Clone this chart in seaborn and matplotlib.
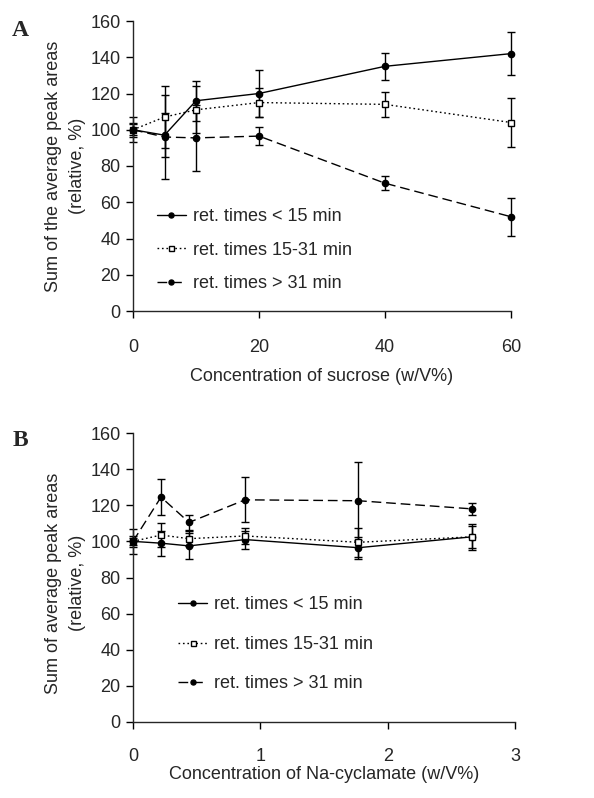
import numpy as np
import pandas as pd
import matplotlib
matplotlib.use("Agg")
import matplotlib.pyplot as plt
import seaborn as sns

# %% values
sucrose = [0, 5, 10, 20, 40, 60]
a_lt15 = [100, 97, 116, 120, 135, 142]
a_lt15_err = [7, 12, 11, 13, 7.5, 12]
a_mid = [100, 107, 111, 115, 114, 104]
a_mid_err = [4, 17, 13, 8, 7, 13.5]
a_gt31 = [100, 96, 95.5, 96.5, 70.5, 52]
a_gt31_err = [3, 23, 18, 5, 4, 10.5]

cyclamate = [0, 0.22, 0.44, 0.88, 1.77, 2.66]
b_lt15 = [100, 99, 97.5, 101, 96.5, 102.5]
b_lt15_err = [7, 7, 7, 5, 6, 6]
b_mid = [100, 103.5, 101.5, 103, 99.5, 102.5]
b_mid_err = [3, 6.5, 4, 4.5, 8, 7]
b_gt31 = [100, 124.5, 110.5, 123, 122.5, 118]
b_gt31_err = [2, 10, 4, 12.5, 21.5, 3.5]

labels = ["ret. times < 15 min", "ret. times 15-31 min", "ret. times > 31 min"]
yticks = [0, 20, 40, 60, 80, 100, 120, 140, 160]

# %% style
sns.set_style("ticks")
plt.rcParams['font.family'] = ['Liberation Sans', 'DejaVu Sans']
plt.rcParams['font.size'] = 13
plt.rcParams['axes.linewidth'] = 1.0
plt.rcParams['xtick.major.size'] = 5
plt.rcParams['ytick.major.size'] = 5

styles = [
    dict(linestyle='-', marker='o', markerfacecolor='black', markersize=4.5),
    dict(linestyle=(0, (1.2, 2)), marker='s', markerfacecolor='white', markersize=4.5),
    dict(linestyle=(0, (7, 3.5)), marker='o', markerfacecolor='black', markersize=4.5),
]


def draw_panel(ax, x, series, errs):
    for y, e, lab, st in zip(series, errs, labels, styles):
        df = pd.DataFrame({'x': x, 'y': y})
        ax.errorbar(x, y, yerr=e, fmt='none', ecolor='black', elinewidth=1,
                    capsize=3, capthick=1, clip_on=False, zorder=2)
        sns.lineplot(data=df, x='x', y='y', ax=ax, color='black', linewidth=1,
                     markeredgecolor='black', markeredgewidth=1, label=lab,
                     clip_on=False, zorder=3, **st)
    ax.set_ylim(0, 160)
    ax.set_yticks(yticks)
    sns.despine(ax=ax)
    ax.tick_params(axis='both', labelsize=13, pad=4, width=1, color='black')


fig = plt.figure(figsize=(5.94, 7.98), dpi=100)

# %% panel A
axA = fig.add_axes([133 / 594, 1 - 311 / 798, 378 / 594, 290 / 798])
draw_panel(axA, sucrose, [a_lt15, a_mid, a_gt31], [a_lt15_err, a_mid_err, a_gt31_err])
axA.set_xlim(0, 60)
axA.set_xticks([0, 20, 40, 60])
axA.tick_params(axis='x', pad=15)
axA.set_xlabel("Concentration of sucrose (w/V%)", fontsize=13)
axA.set_ylabel("Sum of the average peak areas\n(relative, %)", fontsize=13, linespacing=1.55)
axA.yaxis.set_label_coords(-0.125, 0.5)
axA.xaxis.set_label_coords(0.5, -0.195)
axA.legend(loc='upper left', bbox_to_anchor=(0.063, 0.355), frameon=False, fontsize=13,
           borderpad=0, borderaxespad=0, handlelength=1.6, handletextpad=0.4,
           labelspacing=0.92, markerscale=0.8)
fig.text(20 / 594, 1 - 30 / 798, "A", fontsize=17, fontweight='bold',
         family='Liberation Serif', ha='center', va='center')

# %% panel B
axB = fig.add_axes([133 / 594, 1 - 722 / 798, 382 / 594, 289 / 798])
draw_panel(axB, cyclamate, [b_lt15, b_mid, b_gt31], [b_lt15_err, b_mid_err, b_gt31_err])
axB.set_xlim(0, 3)
axB.set_xticks([0, 1, 2, 3])
axB.tick_params(axis='x', pad=14)
axB.set_xlabel("Concentration of Na-cyclamate (w/V%)", fontsize=13)
axB.set_ylabel("Sum of average peak areas\n(relative, %)", fontsize=13, linespacing=1.55)
axB.yaxis.set_label_coords(-0.123, 0.48)
axB.xaxis.set_label_coords(0.5, -0.153)
axB.legend(loc='upper left', bbox_to_anchor=(0.118, 0.435), frameon=False, fontsize=13,
           borderpad=0, borderaxespad=0, handlelength=1.6, handletextpad=0.4,
           labelspacing=1.25, markerscale=0.8)
fig.text(20 / 594, 1 - 440 / 798, "B", fontsize=17, fontweight='bold',
         family='Liberation Serif', ha='center', va='center')

fig.savefig("out.png", dpi=100)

##############################

- _GOAL OF THE EXERCISE_:
Write out again exactly the lines from the start of the data above through the line containing "pad=4, width=1, color='black')", inclusive, excluding any pictures.

- _ANSWER TO THIS TASK_:
Clone this chart in seaborn and matplotlib.
import numpy as np
import pandas as pd
import matplotlib
matplotlib.use("Agg")
import matplotlib.pyplot as plt
import seaborn as sns

# %% values
sucrose = [0, 5, 10, 20, 40, 60]
a_lt15 = [100, 97, 116, 120, 135, 142]
a_lt15_err = [7, 12, 11, 13, 7.5, 12]
a_mid = [100, 107, 111, 115, 114, 104]
a_mid_err = [4, 17, 13, 8, 7, 13.5]
a_gt31 = [100, 96, 95.5, 96.5, 70.5, 52]
a_gt31_err = [3, 23, 18, 5, 4, 10.5]

cyclamate = [0, 0.22, 0.44, 0.88, 1.77, 2.66]
b_lt15 = [100, 99, 97.5, 101, 96.5, 102.5]
b_lt15_err = [7, 7, 7, 5, 6, 6]
b_mid = [100, 103.5, 101.5, 103, 99.5, 102.5]
b_mid_err = [3, 6.5, 4, 4.5, 8, 7]
b_gt31 = [100, 124.5, 110.5, 123, 122.5, 118]
b_gt31_err = [2, 10, 4, 12.5, 21.5, 3.5]

labels = ["ret. times < 15 min", "ret. times 15-31 min", "ret. times > 31 min"]
yticks = [0, 20, 40, 60, 80, 100, 120, 140, 160]

# %% style
sns.set_style("ticks")
plt.rcParams['font.family'] = ['Liberation Sans', 'DejaVu Sans']
plt.rcParams['font.size'] = 13
plt.rcParams['axes.linewidth'] = 1.0
plt.rcParams['xtick.major.size'] = 5
plt.rcParams['ytick.major.size'] = 5

styles = [
    dict(linestyle='-', marker='o', markerfacecolor='black', markersize=4.5),
    dict(linestyle=(0, (1.2, 2)), marker='s', markerfacecolor='white', markersize=4.5),
    dict(linestyle=(0, (7, 3.5)), marker='o', markerfacecolor='black', markersize=4.5),
]


def draw_panel(ax, x, series, errs):
    for y, e, lab, st in zip(series, errs, labels, styles):
        df = pd.DataFrame({'x': x, 'y': y})
        ax.errorbar(x, y, yerr=e, fmt='none', ecolor='black', elinewidth=1,
                    capsize=3, capthick=1, clip_on=False, zorder=2)
        sns.lineplot(data=df, x='x', y='y', ax=ax, color='black', linewidth=1,
                     markeredgecolor='black', markeredgewidth=1, label=lab,
                     clip_on=False, zorder=3, **st)
    ax.set_ylim(0, 160)
    ax.set_yticks(yticks)
    sns.despine(ax=ax)
    ax.tick_params(axis='both', labelsize=13, pad=4, width=1, color='black')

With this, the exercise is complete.